*INFORMATION SHOWN:*

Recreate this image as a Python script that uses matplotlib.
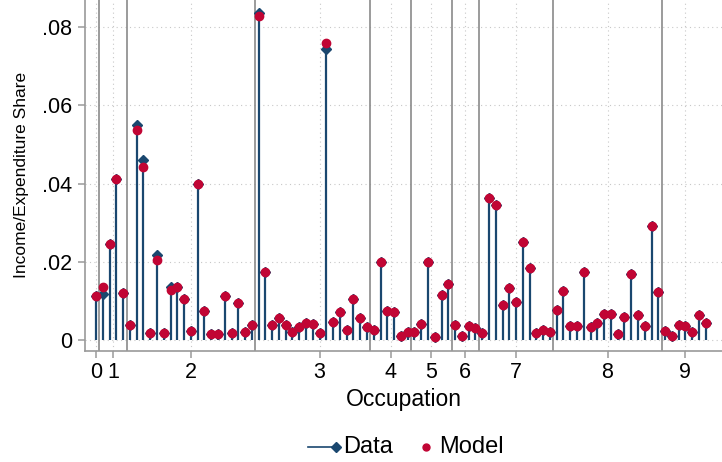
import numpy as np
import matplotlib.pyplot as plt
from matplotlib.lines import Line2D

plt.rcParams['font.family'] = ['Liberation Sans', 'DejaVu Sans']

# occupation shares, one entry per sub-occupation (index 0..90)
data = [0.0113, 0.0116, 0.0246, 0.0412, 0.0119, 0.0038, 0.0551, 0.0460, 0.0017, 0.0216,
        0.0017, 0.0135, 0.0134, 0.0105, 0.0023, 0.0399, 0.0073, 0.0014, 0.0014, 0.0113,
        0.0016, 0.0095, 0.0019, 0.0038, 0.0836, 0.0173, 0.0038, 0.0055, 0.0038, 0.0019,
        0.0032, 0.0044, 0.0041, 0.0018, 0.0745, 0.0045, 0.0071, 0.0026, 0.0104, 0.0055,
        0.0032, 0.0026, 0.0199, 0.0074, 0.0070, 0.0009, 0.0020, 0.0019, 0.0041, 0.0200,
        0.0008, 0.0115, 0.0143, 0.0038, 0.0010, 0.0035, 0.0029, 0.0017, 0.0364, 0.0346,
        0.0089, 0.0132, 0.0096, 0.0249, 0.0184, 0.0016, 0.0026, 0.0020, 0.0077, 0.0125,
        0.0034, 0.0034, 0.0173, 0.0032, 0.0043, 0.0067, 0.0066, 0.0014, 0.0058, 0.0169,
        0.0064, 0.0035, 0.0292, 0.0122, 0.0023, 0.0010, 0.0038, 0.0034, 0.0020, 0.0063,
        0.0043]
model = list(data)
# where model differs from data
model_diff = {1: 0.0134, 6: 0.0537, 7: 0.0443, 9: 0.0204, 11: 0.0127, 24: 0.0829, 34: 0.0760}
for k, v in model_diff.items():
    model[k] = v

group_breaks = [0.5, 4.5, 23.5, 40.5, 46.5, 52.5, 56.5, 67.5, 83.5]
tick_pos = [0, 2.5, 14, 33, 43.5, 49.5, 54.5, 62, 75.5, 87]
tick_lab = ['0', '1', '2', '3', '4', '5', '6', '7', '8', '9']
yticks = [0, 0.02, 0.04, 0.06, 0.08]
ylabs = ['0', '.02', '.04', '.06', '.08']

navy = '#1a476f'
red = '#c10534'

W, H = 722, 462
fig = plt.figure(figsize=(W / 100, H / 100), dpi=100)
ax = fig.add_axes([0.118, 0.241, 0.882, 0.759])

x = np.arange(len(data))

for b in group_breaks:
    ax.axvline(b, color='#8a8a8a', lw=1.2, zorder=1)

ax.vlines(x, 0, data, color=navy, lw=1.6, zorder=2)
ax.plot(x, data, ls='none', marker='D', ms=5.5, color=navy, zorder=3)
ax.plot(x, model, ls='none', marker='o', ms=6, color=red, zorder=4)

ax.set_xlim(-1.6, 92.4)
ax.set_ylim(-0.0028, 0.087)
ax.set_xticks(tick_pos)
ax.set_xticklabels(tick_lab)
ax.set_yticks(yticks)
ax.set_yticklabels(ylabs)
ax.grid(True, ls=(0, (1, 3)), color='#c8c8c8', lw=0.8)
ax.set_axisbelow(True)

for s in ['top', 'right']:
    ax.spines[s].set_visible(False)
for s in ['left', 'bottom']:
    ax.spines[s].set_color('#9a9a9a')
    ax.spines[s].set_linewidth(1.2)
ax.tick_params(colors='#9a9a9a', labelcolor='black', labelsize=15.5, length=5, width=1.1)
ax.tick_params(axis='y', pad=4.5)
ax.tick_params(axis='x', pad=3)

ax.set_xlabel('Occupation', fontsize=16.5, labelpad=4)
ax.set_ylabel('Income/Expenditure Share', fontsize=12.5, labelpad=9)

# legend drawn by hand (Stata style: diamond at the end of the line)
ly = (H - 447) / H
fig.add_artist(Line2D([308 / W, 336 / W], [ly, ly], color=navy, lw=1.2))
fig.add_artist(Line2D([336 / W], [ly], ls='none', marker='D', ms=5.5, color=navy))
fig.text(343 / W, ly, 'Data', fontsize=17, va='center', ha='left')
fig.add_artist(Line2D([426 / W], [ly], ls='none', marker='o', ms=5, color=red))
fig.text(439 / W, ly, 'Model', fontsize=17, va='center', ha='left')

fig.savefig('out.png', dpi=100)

*THE TASK:* Copy each line exactly, and leave the pictures out of your copy.

*RESPONSE TO THIS TASK:*
Recreate this image as a Python script that uses matplotlib.
import numpy as np
import matplotlib.pyplot as plt
from matplotlib.lines import Line2D

plt.rcParams['font.family'] = ['Liberation Sans', 'DejaVu Sans']

# occupation shares, one entry per sub-occupation (index 0..90)
data = [0.0113, 0.0116, 0.0246, 0.0412, 0.0119, 0.0038, 0.0551, 0.0460, 0.0017, 0.0216,
        0.0017, 0.0135, 0.0134, 0.0105, 0.0023, 0.0399, 0.0073, 0.0014, 0.0014, 0.0113,
        0.0016, 0.0095, 0.0019, 0.0038, 0.0836, 0.0173, 0.0038, 0.0055, 0.0038, 0.0019,
        0.0032, 0.0044, 0.0041, 0.0018, 0.0745, 0.0045, 0.0071, 0.0026, 0.0104, 0.0055,
        0.0032, 0.0026, 0.0199, 0.0074, 0.0070, 0.0009, 0.0020, 0.0019, 0.0041, 0.0200,
        0.0008, 0.0115, 0.0143, 0.0038, 0.0010, 0.0035, 0.0029, 0.0017, 0.0364, 0.0346,
        0.0089, 0.0132, 0.0096, 0.0249, 0.0184, 0.0016, 0.0026, 0.0020, 0.0077, 0.0125,
        0.0034, 0.0034, 0.0173, 0.0032, 0.0043, 0.0067, 0.0066, 0.0014, 0.0058, 0.0169,
        0.0064, 0.0035, 0.0292, 0.0122, 0.0023, 0.0010, 0.0038, 0.0034, 0.0020, 0.0063,
        0.0043]
model = list(data)
# where model differs from data
model_diff = {1: 0.0134, 6: 0.0537, 7: 0.0443, 9: 0.0204, 11: 0.0127, 24: 0.0829, 34: 0.0760}
for k, v in model_diff.items():
    model[k] = v

group_breaks = [0.5, 4.5, 23.5, 40.5, 46.5, 52.5, 56.5, 67.5, 83.5]
tick_pos = [0, 2.5, 14, 33, 43.5, 49.5, 54.5, 62, 75.5, 87]
tick_lab = ['0', '1', '2', '3', '4', '5', '6', '7', '8', '9']
yticks = [0, 0.02, 0.04, 0.06, 0.08]
ylabs = ['0', '.02', '.04', '.06', '.08']

navy = '#1a476f'
red = '#c10534'

W, H = 722, 462
fig = plt.figure(figsize=(W / 100, H / 100), dpi=100)
ax = fig.add_axes([0.118, 0.241, 0.882, 0.759])

x = np.arange(len(data))

for b in group_breaks:
    ax.axvline(b, color='#8a8a8a', lw=1.2, zorder=1)

ax.vlines(x, 0, data, color=navy, lw=1.6, zorder=2)
ax.plot(x, data, ls='none', marker='D', ms=5.5, color=navy, zorder=3)
ax.plot(x, model, ls='none', marker='o', ms=6, color=red, zorder=4)

ax.set_xlim(-1.6, 92.4)
ax.set_ylim(-0.0028, 0.087)
ax.set_xticks(tick_pos)
ax.set_xticklabels(tick_lab)
ax.set_yticks(yticks)
ax.set_yticklabels(ylabs)
ax.grid(True, ls=(0, (1, 3)), color='#c8c8c8', lw=0.8)
ax.set_axisbelow(True)

for s in ['top', 'right']:
    ax.spines[s].set_visible(False)
for s in ['left', 'bottom']:
    ax.spines[s].set_color('#9a9a9a')
    ax.spines[s].set_linewidth(1.2)
ax.tick_params(colors='#9a9a9a', labelcolor='black', labelsize=15.5, length=5, width=1.1)
ax.tick_params(axis='y', pad=4.5)
ax.tick_params(axis='x', pad=3)

ax.set_xlabel('Occupation', fontsize=16.5, labelpad=4)
ax.set_ylabel('Income/Expenditure Share', fontsize=12.5, labelpad=9)

# legend drawn by hand (Stata style: diamond at the end of the line)
ly = (H - 447) / H
fig.add_artist(Line2D([308 / W, 336 / W], [ly, ly], color=navy, lw=1.2))
fig.add_artist(Line2D([336 / W], [ly], ls='none', marker='D', ms=5.5, color=navy))
fig.text(343 / W, ly, 'Data', fontsize=17, va='center', ha='left')
fig.add_artist(Line2D([426 / W], [ly], ls='none', marker='o', ms=5, color=red))
fig.text(439 / W, ly, 'Model', fontsize=17, va='center', ha='left')

fig.savefig('out.png', dpi=100)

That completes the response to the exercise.